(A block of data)

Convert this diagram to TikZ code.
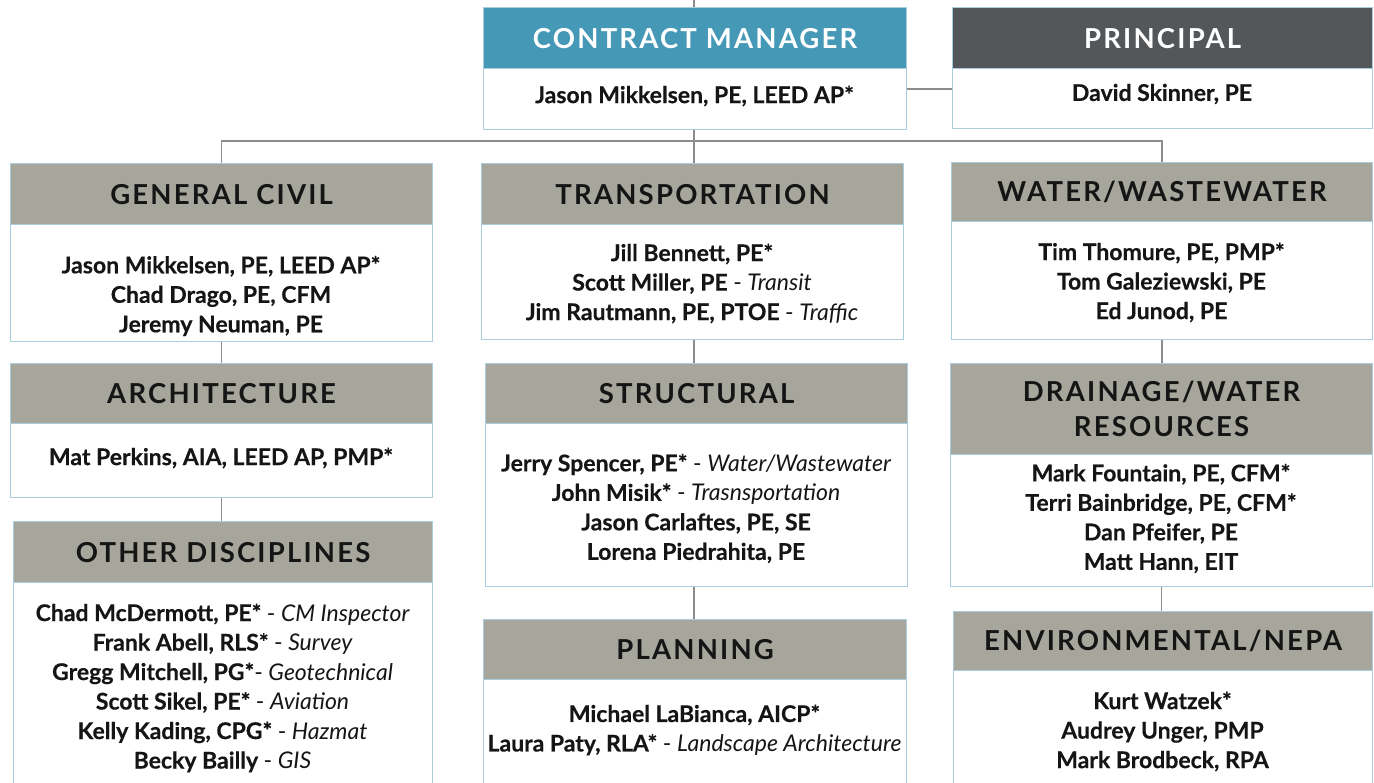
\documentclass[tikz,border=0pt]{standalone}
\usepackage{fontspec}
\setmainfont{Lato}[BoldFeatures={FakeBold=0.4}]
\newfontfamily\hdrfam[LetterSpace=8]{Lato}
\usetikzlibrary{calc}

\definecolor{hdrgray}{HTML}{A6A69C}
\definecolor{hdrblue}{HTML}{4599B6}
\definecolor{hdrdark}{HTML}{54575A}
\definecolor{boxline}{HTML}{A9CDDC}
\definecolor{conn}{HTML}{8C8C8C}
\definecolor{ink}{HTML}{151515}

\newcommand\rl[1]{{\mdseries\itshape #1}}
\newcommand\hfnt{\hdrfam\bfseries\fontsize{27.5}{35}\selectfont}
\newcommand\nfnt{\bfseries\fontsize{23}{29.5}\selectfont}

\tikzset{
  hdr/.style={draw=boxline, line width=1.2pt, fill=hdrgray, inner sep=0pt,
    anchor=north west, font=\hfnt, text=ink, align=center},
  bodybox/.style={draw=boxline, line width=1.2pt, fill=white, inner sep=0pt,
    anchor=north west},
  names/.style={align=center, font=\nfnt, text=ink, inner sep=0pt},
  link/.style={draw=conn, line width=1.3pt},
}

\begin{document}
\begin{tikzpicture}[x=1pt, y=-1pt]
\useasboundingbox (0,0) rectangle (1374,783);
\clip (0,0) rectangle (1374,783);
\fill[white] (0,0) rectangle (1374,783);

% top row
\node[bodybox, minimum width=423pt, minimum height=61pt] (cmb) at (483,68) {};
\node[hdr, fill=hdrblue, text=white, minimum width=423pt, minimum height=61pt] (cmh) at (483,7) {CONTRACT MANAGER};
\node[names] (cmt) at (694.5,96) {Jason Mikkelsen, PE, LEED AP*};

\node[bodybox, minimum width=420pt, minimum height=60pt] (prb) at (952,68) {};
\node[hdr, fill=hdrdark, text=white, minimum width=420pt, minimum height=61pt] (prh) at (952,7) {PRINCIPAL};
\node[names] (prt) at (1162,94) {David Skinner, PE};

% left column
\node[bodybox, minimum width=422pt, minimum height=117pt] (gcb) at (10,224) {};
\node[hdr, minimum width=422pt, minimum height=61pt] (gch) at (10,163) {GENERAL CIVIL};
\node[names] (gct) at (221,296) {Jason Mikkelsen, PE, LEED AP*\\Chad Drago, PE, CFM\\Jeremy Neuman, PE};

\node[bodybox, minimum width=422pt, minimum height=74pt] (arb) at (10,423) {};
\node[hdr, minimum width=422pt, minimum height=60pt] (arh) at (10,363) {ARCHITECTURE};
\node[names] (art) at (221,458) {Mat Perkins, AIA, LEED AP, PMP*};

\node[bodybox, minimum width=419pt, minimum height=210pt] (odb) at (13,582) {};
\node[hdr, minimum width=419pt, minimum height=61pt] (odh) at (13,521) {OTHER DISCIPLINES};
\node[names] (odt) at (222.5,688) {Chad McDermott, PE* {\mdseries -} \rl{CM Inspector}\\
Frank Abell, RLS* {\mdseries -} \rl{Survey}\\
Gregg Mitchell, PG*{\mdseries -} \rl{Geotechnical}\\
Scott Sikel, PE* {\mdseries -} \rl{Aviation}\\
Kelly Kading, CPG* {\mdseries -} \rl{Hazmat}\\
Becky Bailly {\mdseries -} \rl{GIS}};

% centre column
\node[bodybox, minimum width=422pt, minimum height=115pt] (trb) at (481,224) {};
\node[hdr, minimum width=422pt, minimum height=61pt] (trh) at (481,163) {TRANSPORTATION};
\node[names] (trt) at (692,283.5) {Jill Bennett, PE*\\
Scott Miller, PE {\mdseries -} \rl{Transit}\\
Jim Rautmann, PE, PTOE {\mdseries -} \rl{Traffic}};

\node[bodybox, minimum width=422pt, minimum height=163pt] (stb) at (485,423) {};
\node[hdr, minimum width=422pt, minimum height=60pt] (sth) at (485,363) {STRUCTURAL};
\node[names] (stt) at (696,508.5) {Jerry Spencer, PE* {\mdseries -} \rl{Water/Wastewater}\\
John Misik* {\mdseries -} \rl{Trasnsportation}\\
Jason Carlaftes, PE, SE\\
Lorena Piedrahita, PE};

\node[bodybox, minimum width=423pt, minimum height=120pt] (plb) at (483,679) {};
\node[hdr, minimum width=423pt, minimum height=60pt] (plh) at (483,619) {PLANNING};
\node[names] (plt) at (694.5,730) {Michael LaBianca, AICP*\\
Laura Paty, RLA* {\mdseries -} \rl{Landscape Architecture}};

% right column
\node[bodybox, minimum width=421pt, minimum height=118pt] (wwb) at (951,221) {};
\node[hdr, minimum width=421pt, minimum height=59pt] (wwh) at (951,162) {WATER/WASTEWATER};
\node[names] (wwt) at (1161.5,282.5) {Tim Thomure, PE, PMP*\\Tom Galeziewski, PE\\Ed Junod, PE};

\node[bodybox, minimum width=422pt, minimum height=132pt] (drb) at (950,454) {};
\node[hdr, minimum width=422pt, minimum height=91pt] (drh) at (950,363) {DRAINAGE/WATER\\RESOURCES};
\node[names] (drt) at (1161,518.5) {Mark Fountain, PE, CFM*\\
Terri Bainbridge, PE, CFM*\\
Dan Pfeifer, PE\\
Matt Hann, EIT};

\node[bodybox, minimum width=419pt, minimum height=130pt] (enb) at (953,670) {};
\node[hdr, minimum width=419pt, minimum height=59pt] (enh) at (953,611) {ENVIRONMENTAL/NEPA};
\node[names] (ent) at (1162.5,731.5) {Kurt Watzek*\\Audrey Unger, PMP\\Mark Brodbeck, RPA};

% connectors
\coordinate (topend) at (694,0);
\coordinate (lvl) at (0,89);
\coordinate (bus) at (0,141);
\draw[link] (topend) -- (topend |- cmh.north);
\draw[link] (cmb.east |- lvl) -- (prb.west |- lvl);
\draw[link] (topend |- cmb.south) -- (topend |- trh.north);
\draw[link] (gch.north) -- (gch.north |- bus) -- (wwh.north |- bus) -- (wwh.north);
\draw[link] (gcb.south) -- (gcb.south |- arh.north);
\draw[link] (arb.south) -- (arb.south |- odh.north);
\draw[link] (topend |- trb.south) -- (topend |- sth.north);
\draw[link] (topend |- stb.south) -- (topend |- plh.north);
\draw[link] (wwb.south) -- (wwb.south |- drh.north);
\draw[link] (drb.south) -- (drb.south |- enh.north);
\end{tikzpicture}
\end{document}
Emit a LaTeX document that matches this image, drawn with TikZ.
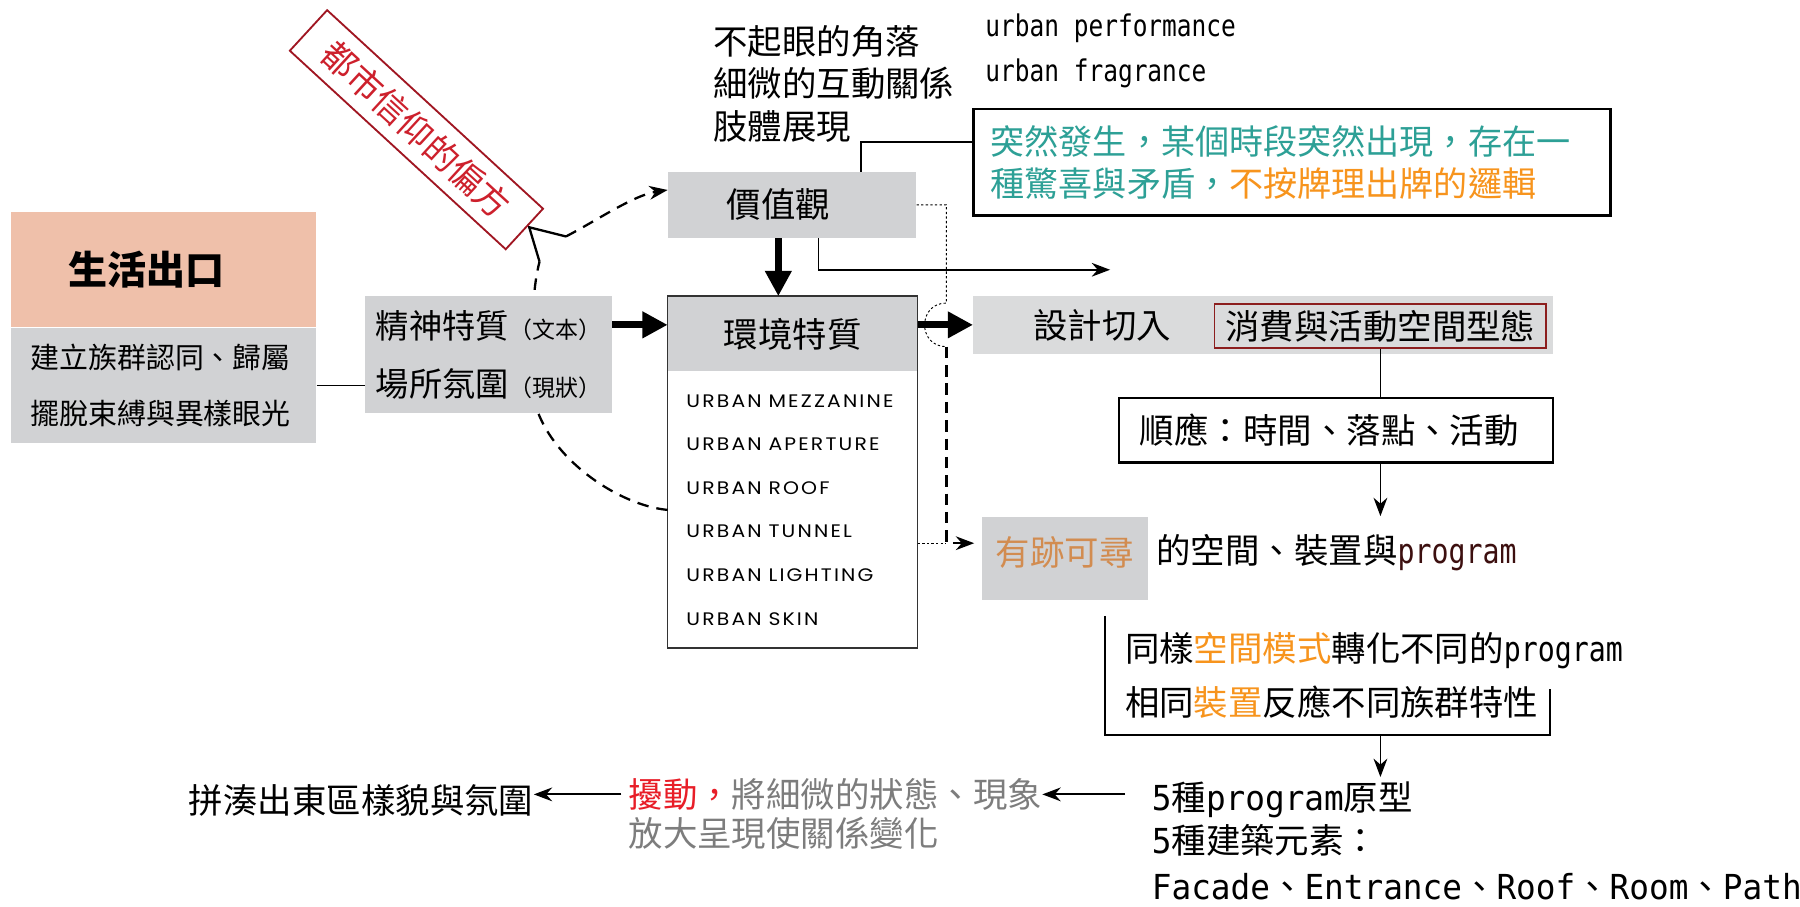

▸ WHAT TO DO
Your copy should repeat each entry above exactly but contain no pictures.

▸ RESULT OF THE EXERCISE
Convert this diagram to TikZ code.
\documentclass[tikz,border=0pt]{standalone}
\usepackage{fontspec}
\setmainfont{Lato}[BoldFeatures={FakeBold=0.4}]
\newfontfamily\hdrfam[LetterSpace=8]{Lato}
\usetikzlibrary{calc}

\definecolor{hdrgray}{HTML}{A6A69C}
\definecolor{hdrblue}{HTML}{4599B6}
\definecolor{hdrdark}{HTML}{54575A}
\definecolor{boxline}{HTML}{A9CDDC}
\definecolor{conn}{HTML}{8C8C8C}
\definecolor{ink}{HTML}{151515}

\newcommand\rl[1]{{\mdseries\itshape #1}}
\newcommand\hfnt{\hdrfam\bfseries\fontsize{27.5}{35}\selectfont}
\newcommand\nfnt{\bfseries\fontsize{23}{29.5}\selectfont}

\tikzset{
  hdr/.style={draw=boxline, line width=1.2pt, fill=hdrgray, inner sep=0pt,
    anchor=north west, font=\hfnt, text=ink, align=center},
  bodybox/.style={draw=boxline, line width=1.2pt, fill=white, inner sep=0pt,
    anchor=north west},
  names/.style={align=center, font=\nfnt, text=ink, inner sep=0pt},
  link/.style={draw=conn, line width=1.3pt},
}

\begin{document}
\begin{tikzpicture}[x=1pt, y=-1pt]
\useasboundingbox (0,0) rectangle (1374,783);
\clip (0,0) rectangle (1374,783);
\fill[white] (0,0) rectangle (1374,783);

% top row
\node[bodybox, minimum width=423pt, minimum height=61pt] (cmb) at (483,68) {};
\node[hdr, fill=hdrblue, text=white, minimum width=423pt, minimum height=61pt] (cmh) at (483,7) {CONTRACT MANAGER};
\node[names] (cmt) at (694.5,96) {Jason Mikkelsen, PE, LEED AP*};

\node[bodybox, minimum width=420pt, minimum height=60pt] (prb) at (952,68) {};
\node[hdr, fill=hdrdark, text=white, minimum width=420pt, minimum height=61pt] (prh) at (952,7) {PRINCIPAL};
\node[names] (prt) at (1162,94) {David Skinner, PE};

% left column
\node[bodybox, minimum width=422pt, minimum height=117pt] (gcb) at (10,224) {};
\node[hdr, minimum width=422pt, minimum height=61pt] (gch) at (10,163) {GENERAL CIVIL};
\node[names] (gct) at (221,296) {Jason Mikkelsen, PE, LEED AP*\\Chad Drago, PE, CFM\\Jeremy Neuman, PE};

\node[bodybox, minimum width=422pt, minimum height=74pt] (arb) at (10,423) {};
\node[hdr, minimum width=422pt, minimum height=60pt] (arh) at (10,363) {ARCHITECTURE};
\node[names] (art) at (221,458) {Mat Perkins, AIA, LEED AP, PMP*};

\node[bodybox, minimum width=419pt, minimum height=210pt] (odb) at (13,582) {};
\node[hdr, minimum width=419pt, minimum height=61pt] (odh) at (13,521) {OTHER DISCIPLINES};
\node[names] (odt) at (222.5,688) {Chad McDermott, PE* {\mdseries -} \rl{CM Inspector}\\
Frank Abell, RLS* {\mdseries -} \rl{Survey}\\
Gregg Mitchell, PG*{\mdseries -} \rl{Geotechnical}\\
Scott Sikel, PE* {\mdseries -} \rl{Aviation}\\
Kelly Kading, CPG* {\mdseries -} \rl{Hazmat}\\
Becky Bailly {\mdseries -} \rl{GIS}};

% centre column
\node[bodybox, minimum width=422pt, minimum height=115pt] (trb) at (481,224) {};
\node[hdr, minimum width=422pt, minimum height=61pt] (trh) at (481,163) {TRANSPORTATION};
\node[names] (trt) at (692,283.5) {Jill Bennett, PE*\\
Scott Miller, PE {\mdseries -} \rl{Transit}\\
Jim Rautmann, PE, PTOE {\mdseries -} \rl{Traffic}};

\node[bodybox, minimum width=422pt, minimum height=163pt] (stb) at (485,423) {};
\node[hdr, minimum width=422pt, minimum height=60pt] (sth) at (485,363) {STRUCTURAL};
\node[names] (stt) at (696,508.5) {Jerry Spencer, PE* {\mdseries -} \rl{Water/Wastewater}\\
John Misik* {\mdseries -} \rl{Trasnsportation}\\
Jason Carlaftes, PE, SE\\
Lorena Piedrahita, PE};

\node[bodybox, minimum width=423pt, minimum height=120pt] (plb) at (483,679) {};
\node[hdr, minimum width=423pt, minimum height=60pt] (plh) at (483,619) {PLANNING};
\node[names] (plt) at (694.5,730) {Michael LaBianca, AICP*\\
Laura Paty, RLA* {\mdseries -} \rl{Landscape Architecture}};

% right column
\node[bodybox, minimum width=421pt, minimum height=118pt] (wwb) at (951,221) {};
\node[hdr, minimum width=421pt, minimum height=59pt] (wwh) at (951,162) {WATER/WASTEWATER};
\node[names] (wwt) at (1161.5,282.5) {Tim Thomure, PE, PMP*\\Tom Galeziewski, PE\\Ed Junod, PE};

\node[bodybox, minimum width=422pt, minimum height=132pt] (drb) at (950,454) {};
\node[hdr, minimum width=422pt, minimum height=91pt] (drh) at (950,363) {DRAINAGE/WATER\\RESOURCES};
\node[names] (drt) at (1161,518.5) {Mark Fountain, PE, CFM*\\
Terri Bainbridge, PE, CFM*\\
Dan Pfeifer, PE\\
Matt Hann, EIT};

\node[bodybox, minimum width=419pt, minimum height=130pt] (enb) at (953,670) {};
\node[hdr, minimum width=419pt, minimum height=59pt] (enh) at (953,611) {ENVIRONMENTAL/NEPA};
\node[names] (ent) at (1162.5,731.5) {Kurt Watzek*\\Audrey Unger, PMP\\Mark Brodbeck, RPA};

% connectors
\coordinate (topend) at (694,0);
\coordinate (lvl) at (0,89);
\coordinate (bus) at (0,141);
\draw[link] (topend) -- (topend |- cmh.north);
\draw[link] (cmb.east |- lvl) -- (prb.west |- lvl);
\draw[link] (topend |- cmb.south) -- (topend |- trh.north);
\draw[link] (gch.north) -- (gch.north |- bus) -- (wwh.north |- bus) -- (wwh.north);
\draw[link] (gcb.south) -- (gcb.south |- arh.north);
\draw[link] (arb.south) -- (arb.south |- odh.north);
\draw[link] (topend |- trb.south) -- (topend |- sth.north);
\draw[link] (topend |- stb.south) -- (topend |- plh.north);
\draw[link] (wwb.south) -- (wwb.south |- drh.north);
\draw[link] (drb.south) -- (drb.south |- enh.north);
\end{tikzpicture}
\end{document}
Emit a LaTeX document that matches this image, drawn with TikZ.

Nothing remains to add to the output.